A key Enlightenment value is a commitment to a spirit of enquiry, a recognition of the importance of opening oneself to a variety of opinions, experiences and knowledge, accepting that such exposure may cause you to alter your existing views or act differently.
Easier said than done. Even in the 17th Century.
Here is Francis Bacon on the subject
The human understanding, when it has once adopted an opinion draws all things … to support and agree with it. And though there be a greater number and weight of instances to be found on the other side, yet these it either neglects and despises or … sets aside and rejects in order that by this great and pernicious predetermination, the authority of its former conclusions may remain inviolate.
This is another way of describing confirmation bias. We are dealing with a tenacious, deeply ingrained aspect of human nature, therefore it becomes all the more important to guard against it.

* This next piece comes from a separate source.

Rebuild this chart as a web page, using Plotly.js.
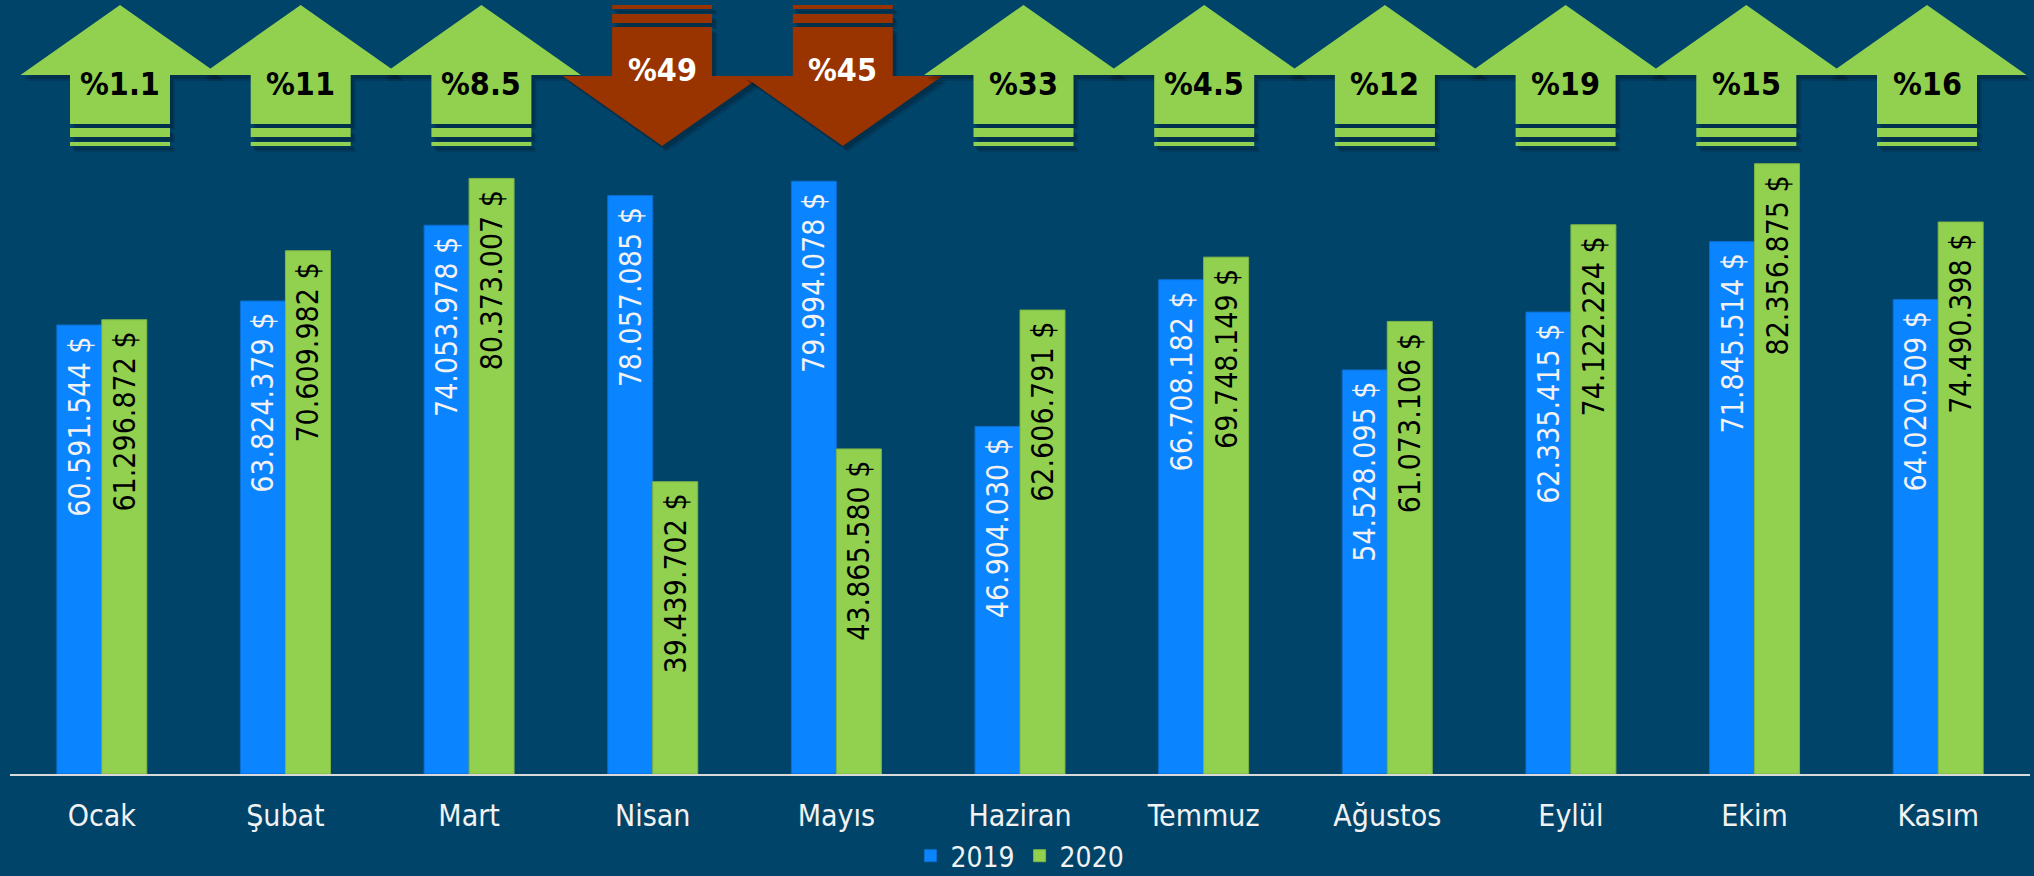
<!DOCTYPE html>
<html>
<head>
<meta charset="utf-8">
<script src="https://cdn.plot.ly/plotly-3.0.1.min.js"></script>
<style>
  html, body { margin: 0; padding: 0; background: #00446a; }
  #chart { width: 2034px; height: 876px; }
</style>
</head>
<body>
<div id="chart"></div>
<script>
// monthly export values (USD)
var months = ["Ocak", "Şubat", "Mart", "Nisan", "Mayıs", "Haziran", "Temmuz", "Ağustos", "Eylül", "Ekim", "Kasım"];
var exports2019 = [60591544, 63824379, 74053978, 78057085, 79994078, 46904030, 66708182, 54528095, 62335415, 71845514, 64020509];
var exports2020 = [61296872, 70609982, 80373007, 39439702, 43865580, 62606791, 69748149, 61073106, 74122224, 82356875, 74490398];
var changeLabels = ["%1.1", "%11", "%8.5", "%49", "%45", "%33", "%4.5", "%12", "%19", "%15", "%16"];

var FONT = "Liberation Sans Narrow, Arial Narrow, DejaVu Sans Condensed, sans-serif";
var BG = "#00446a";
var W = 2034, H = 876;
var M = { l: 10, r: 4, t: 0, b: 102, autoexpand: false };
var PW = W - M.l - M.r;
var PH = H - M.t - M.b;

// pixel -> paper helpers for the arrow shapes
function px2x(px) { return (px - M.l) / PW; }
function py2y(py) { return (M.t + PH - py) / PH; }

function pathFrom(pts, dx, dy) {
  return pts.map(function(p, i) {
    return (i == 0 ? "M" : "L") + px2x(p[0] + dx).toFixed(5) + "," + py2y(p[1] + dy).toFixed(5);
  }).join(" ") + " Z";
}

// arrow geometry in pixels, up arrow; down arrow is mirrored around y = 75.5
function arrowParts(cx, up) {
  var f = up ? function(y) { return y; } : function(y) { return 151 - y; };
  var body = [
    [cx, f(5)], [cx + 99.5, f(75)], [cx + 50, f(75)], [cx + 50, f(124)],
    [cx - 50, f(124)], [cx - 50, f(75)], [cx - 99.5, f(75)]
  ];
  var s1 = [[cx - 50, f(128)], [cx + 50, f(128)], [cx + 50, f(137)], [cx - 50, f(137)]];
  var s2 = [[cx - 50, f(142)], [cx + 50, f(142)], [cx + 50, f(146)], [cx - 50, f(146)]];
  return [body, s1, s2];
}

var shapes = [];
var annotations = [];
for (var i = 0; i < months.length; i++) {
  var up = exports2020[i] >= exports2019[i];
  var cx = 120 + 180.7 * i;
  var color = up ? "#92d050" : "#993300";
  var parts = arrowParts(cx, up);
  parts.forEach(function(pts) {
    shapes.push({ type: "path", xref: "paper", yref: "paper", path: pathFrom(pts, 5, 6),
      fillcolor: "rgba(0,0,0,0.12)", line: { width: 0 } });
    shapes.push({ type: "path", xref: "paper", yref: "paper", path: pathFrom(pts, 3, 4),
      fillcolor: "rgba(0,0,0,0.18)", line: { width: 0 } });
  });
  parts.forEach(function(pts) {
    shapes.push({ type: "path", xref: "paper", yref: "paper", path: pathFrom(pts, 0, 0),
      fillcolor: color, line: { width: 0 } });
  });
  annotations.push({
    xref: "paper", yref: "paper",
    x: px2x(cx), y: py2y(up ? 84 : 70),
    xanchor: "center", yanchor: "middle",
    text: changeLabels[i], showarrow: false,
    font: { family: FONT, size: 32, weight: "bold", color: up ? "#000000" : "#ffffff" }
  });
}

var trace2019 = {
  type: "bar", name: "2019", x: months, y: exports2019,
  marker: { color: "#0a84ff", line: { color: "#0a6fd0", width: 1 } },
  texttemplate: "%{y:,.0f} $\u00a0", textposition: "inside", insidetextanchor: "end",
  textangle: -90, constraintext: "none",
  textfont: { family: FONT, size: 30, color: "#f2f2f2" }
};
var trace2020 = {
  type: "bar", name: "2020", x: months, y: exports2020,
  marker: { color: "#92d050", line: { color: "#7fb543", width: 1 } },
  texttemplate: "%{y:,.0f} $\u00a0", textposition: "inside", insidetextanchor: "end",
  textangle: -90, constraintext: "none",
  textfont: { family: FONT, size: 30, color: "#000000" }
};

var layout = {
  width: W, height: H,
  margin: M,
  paper_bgcolor: BG, plot_bgcolor: BG,
  separators: ",.",
  barmode: "group", bargap: 0.51, bargroupgap: 0,
  hovermode: false,
  xaxis: {
    showline: true, linecolor: "#d9d9d9", linewidth: 2,
    showgrid: false, zeroline: false, ticks: "", ticklabelstandoff: 14,
    tickfont: { family: FONT, size: 30, color: "#f2f2f2" }
  },
  yaxis: { range: [0, 104.45e6], visible: false, showgrid: false, zeroline: false },
  showlegend: true,
  legend: {
    orientation: "h", x: 0.5, xanchor: "center", y: py2y(856), yanchor: "middle",
    font: { family: FONT, size: 28, color: "#f2f2f2" }, bgcolor: "rgba(0,0,0,0)"
  },
  shapes: shapes,
  annotations: annotations
};

Plotly.newPlot("chart", [trace2019, trace2020], layout, { displayModeBar: false, staticPlot: true });
</script>
</body>
</html>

Now imagine a world reconfigured to provide you with a constant stream of information designed to support your current beliefs. It plays into your established interests, never seriously questioning anything. It only connects you with people who think like you.
We call these “filter bubbles”. They have always been around but, as with so many things, the internet has put them on steroids.
Obviously, we still have free will but some find it harder to wriggle away than others. Many online environments are designed and constructed to keep your eye on the page. Silicon Valley employs some of the world’s smartest psychologists. They know how our brains work. Big money bonuses go to anyone devising new and better ways to lock us in.
Then there’s the attention economy, operating as another kind of shackle.
Myth v reality
Filter bubbles undermine an oft’ repeated utopian idea about the internet providing a way to draw people together or allow for dialogue across previously difficult boundaries of nationality, culture, religion and politics. Let’s leave the Tower of Babel on one side for the moment but it ought to figure somewhere in the calculus of global harmony.
Sure, we know of cases where young Palestinians and young Israelis hang out together (virtually), Catholics speak to Protestants in Northern Ireland (ditto), pro-environmental action flash mobs are put together, people organize and contribute to good causes, but these examples need to be weighed in the balance. It is misleading – nothing more than marketing hype – to camouflage the difficulties by adopting the pose of Mr Pangloss or attacking critics as Luddites.
Building communities or digging deeper trenches?
The suggestion that the internet is only holding up a mirror to society is hardly a point in its favour. There are quite a lot of things going on in society that we must know about but that is not a reason for putting them on parade.
This can magnify, amplify, even normalize, encourage or promote some really evil stuff. When it comes to evil we should not be in the amplifying, promoting, encouraging or reflecting business but rather be in the reducing business.
Thus, far from drawing people together, as former British Prime Minister Gordon Brown aptly put it
The internet often functions like a shouting match without an umpire. Trying to persuade people through social media seems to matter less than finding an echo chamber that reinforces one’s own point of view
Achieving a consensus in a wilderness of silos is difficult, if not impossible.
Some companies describe what they do as “building communities”. Maybe they should look for a more accurate term? “Digging deeper trenches”. How does that sound?
Children and filter bubbles
The relevance of all this to young people hardly needs explaining. Unless we are on a mission to indoctrinate children, unless we positively want to keep them away from different ways of looking at the world, we start from the premise that every child deserves to be able to embrace the widest possible horizon.
Through education, through teaching critical thinking and media literacy, we strive to give each child the best possible start to that voyage of self-discovery we call growing up.
If it turns out the internet is fighting, determinedly and effectively, even if not intentionally, to push children in the exact opposite direction, what are we going to do? Answers, please, on an old-fashioned, non-virtual postcard.
We cannot force anyone to mix, online or offline, with others who hold different views and, as a good friend said to me, it would anyway be bizarre if we insisted that members of anti-fascist groups had to sing the Horst Wessel Lied at least once per year.
But might there be other things that are scalable and effective or which at any rate ameliorate the tendency towards the prison of blind conformity and sameness?
I am limiting this to a plea to ensure we look for ways that don’t force children into straight jackets too early in their lives. I will leave it to others far cleverer than me to work out what we do about poor old adults.
Lastly, and obviously, this is too important an issue to be left solely to the industry to resolve. Much larger interests are at stake.
I think this is going to be important in 2018.